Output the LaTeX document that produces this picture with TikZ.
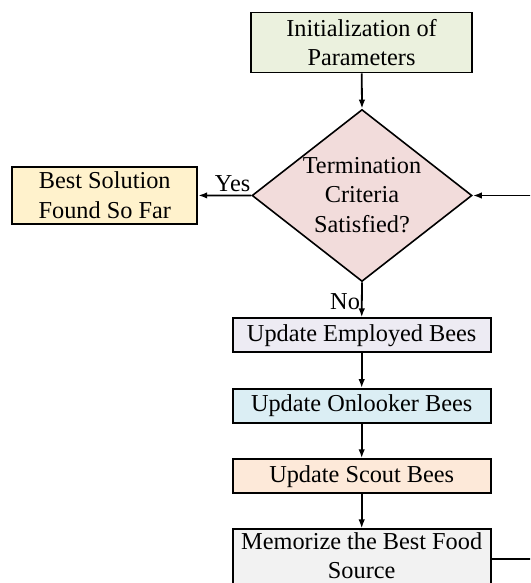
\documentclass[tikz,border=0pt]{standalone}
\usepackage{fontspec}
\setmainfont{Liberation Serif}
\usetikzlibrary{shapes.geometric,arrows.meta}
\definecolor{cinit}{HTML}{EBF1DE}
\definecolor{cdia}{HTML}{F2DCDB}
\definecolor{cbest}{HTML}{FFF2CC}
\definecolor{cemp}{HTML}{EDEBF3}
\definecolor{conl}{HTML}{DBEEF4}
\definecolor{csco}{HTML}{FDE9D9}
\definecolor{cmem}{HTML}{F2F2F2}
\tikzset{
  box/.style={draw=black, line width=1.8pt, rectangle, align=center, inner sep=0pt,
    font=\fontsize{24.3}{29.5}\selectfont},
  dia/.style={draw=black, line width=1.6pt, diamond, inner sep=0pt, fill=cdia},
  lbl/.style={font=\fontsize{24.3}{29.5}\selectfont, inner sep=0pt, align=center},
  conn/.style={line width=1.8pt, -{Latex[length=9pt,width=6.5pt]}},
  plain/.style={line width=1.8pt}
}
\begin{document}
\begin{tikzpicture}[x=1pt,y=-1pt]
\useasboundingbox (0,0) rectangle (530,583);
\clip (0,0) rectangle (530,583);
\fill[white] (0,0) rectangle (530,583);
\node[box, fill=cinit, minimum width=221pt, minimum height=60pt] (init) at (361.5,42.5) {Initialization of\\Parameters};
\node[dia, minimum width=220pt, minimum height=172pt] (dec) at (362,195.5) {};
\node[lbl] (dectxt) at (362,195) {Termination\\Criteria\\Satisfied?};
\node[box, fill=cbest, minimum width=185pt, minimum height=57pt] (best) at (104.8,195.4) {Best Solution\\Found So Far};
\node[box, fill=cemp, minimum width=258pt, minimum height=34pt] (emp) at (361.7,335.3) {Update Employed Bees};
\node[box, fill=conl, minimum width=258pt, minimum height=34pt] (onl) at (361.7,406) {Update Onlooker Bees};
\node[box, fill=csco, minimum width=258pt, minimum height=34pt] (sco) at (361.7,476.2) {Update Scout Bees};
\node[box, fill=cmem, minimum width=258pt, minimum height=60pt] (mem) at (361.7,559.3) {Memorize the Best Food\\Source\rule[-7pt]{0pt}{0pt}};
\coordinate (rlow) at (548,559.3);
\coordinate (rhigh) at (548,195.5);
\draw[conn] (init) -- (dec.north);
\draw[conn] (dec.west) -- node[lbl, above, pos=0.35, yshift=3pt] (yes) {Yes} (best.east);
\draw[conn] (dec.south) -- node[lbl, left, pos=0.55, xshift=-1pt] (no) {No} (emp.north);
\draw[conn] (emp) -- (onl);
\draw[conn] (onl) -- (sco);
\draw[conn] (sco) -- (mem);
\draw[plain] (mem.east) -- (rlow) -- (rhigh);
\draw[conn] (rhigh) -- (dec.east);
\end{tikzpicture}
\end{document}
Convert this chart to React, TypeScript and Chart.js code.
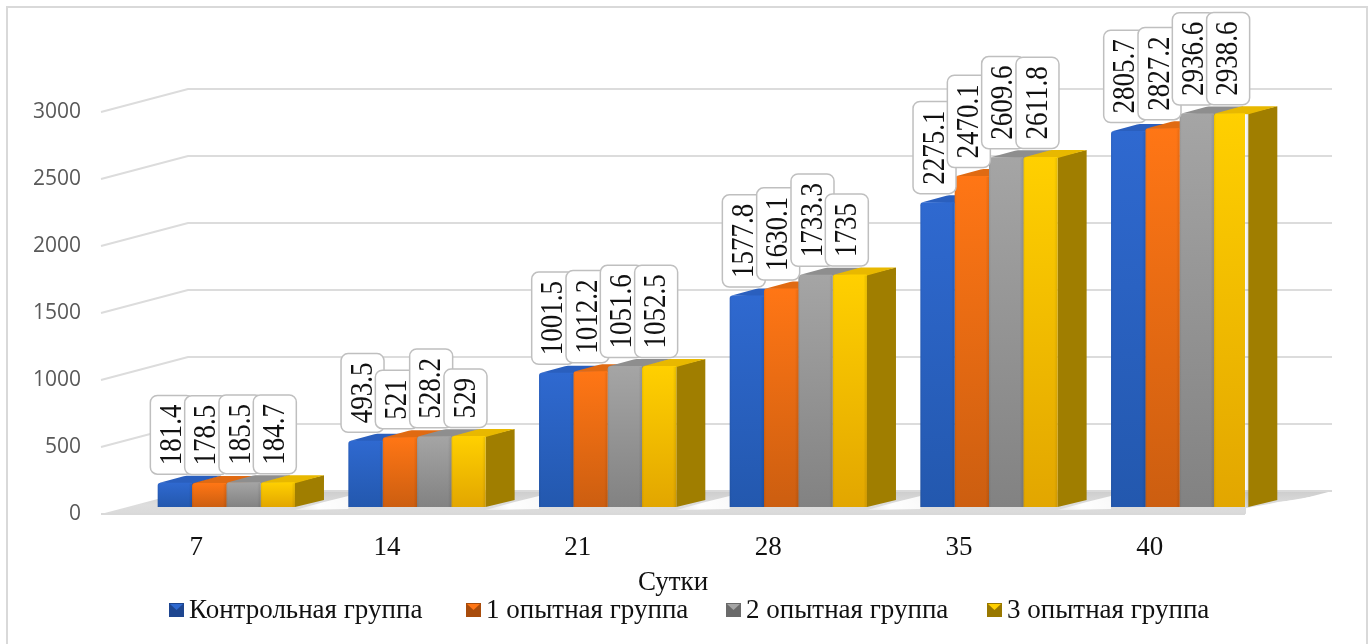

------------------------------------------------------------------------

What to work on
Repeat the records word for word. Any picture in them should be left out.

Answer in full
Output the LaTeX document that produces this picture with TikZ.
\documentclass[tikz,border=0pt]{standalone}
\usepackage{fontspec}
\setmainfont{Liberation Serif}
\usetikzlibrary{shapes.geometric,arrows.meta}
\definecolor{cinit}{HTML}{EBF1DE}
\definecolor{cdia}{HTML}{F2DCDB}
\definecolor{cbest}{HTML}{FFF2CC}
\definecolor{cemp}{HTML}{EDEBF3}
\definecolor{conl}{HTML}{DBEEF4}
\definecolor{csco}{HTML}{FDE9D9}
\definecolor{cmem}{HTML}{F2F2F2}
\tikzset{
  box/.style={draw=black, line width=1.8pt, rectangle, align=center, inner sep=0pt,
    font=\fontsize{24.3}{29.5}\selectfont},
  dia/.style={draw=black, line width=1.6pt, diamond, inner sep=0pt, fill=cdia},
  lbl/.style={font=\fontsize{24.3}{29.5}\selectfont, inner sep=0pt, align=center},
  conn/.style={line width=1.8pt, -{Latex[length=9pt,width=6.5pt]}},
  plain/.style={line width=1.8pt}
}
\begin{document}
\begin{tikzpicture}[x=1pt,y=-1pt]
\useasboundingbox (0,0) rectangle (530,583);
\clip (0,0) rectangle (530,583);
\fill[white] (0,0) rectangle (530,583);
\node[box, fill=cinit, minimum width=221pt, minimum height=60pt] (init) at (361.5,42.5) {Initialization of\\Parameters};
\node[dia, minimum width=220pt, minimum height=172pt] (dec) at (362,195.5) {};
\node[lbl] (dectxt) at (362,195) {Termination\\Criteria\\Satisfied?};
\node[box, fill=cbest, minimum width=185pt, minimum height=57pt] (best) at (104.8,195.4) {Best Solution\\Found So Far};
\node[box, fill=cemp, minimum width=258pt, minimum height=34pt] (emp) at (361.7,335.3) {Update Employed Bees};
\node[box, fill=conl, minimum width=258pt, minimum height=34pt] (onl) at (361.7,406) {Update Onlooker Bees};
\node[box, fill=csco, minimum width=258pt, minimum height=34pt] (sco) at (361.7,476.2) {Update Scout Bees};
\node[box, fill=cmem, minimum width=258pt, minimum height=60pt] (mem) at (361.7,559.3) {Memorize the Best Food\\Source\rule[-7pt]{0pt}{0pt}};
\coordinate (rlow) at (548,559.3);
\coordinate (rhigh) at (548,195.5);
\draw[conn] (init) -- (dec.north);
\draw[conn] (dec.west) -- node[lbl, above, pos=0.35, yshift=3pt] (yes) {Yes} (best.east);
\draw[conn] (dec.south) -- node[lbl, left, pos=0.55, xshift=-1pt] (no) {No} (emp.north);
\draw[conn] (emp) -- (onl);
\draw[conn] (onl) -- (sco);
\draw[conn] (sco) -- (mem);
\draw[plain] (mem.east) -- (rlow) -- (rhigh);
\draw[conn] (rhigh) -- (dec.east);
\end{tikzpicture}
\end{document}
Convert this chart to React, TypeScript and Chart.js code.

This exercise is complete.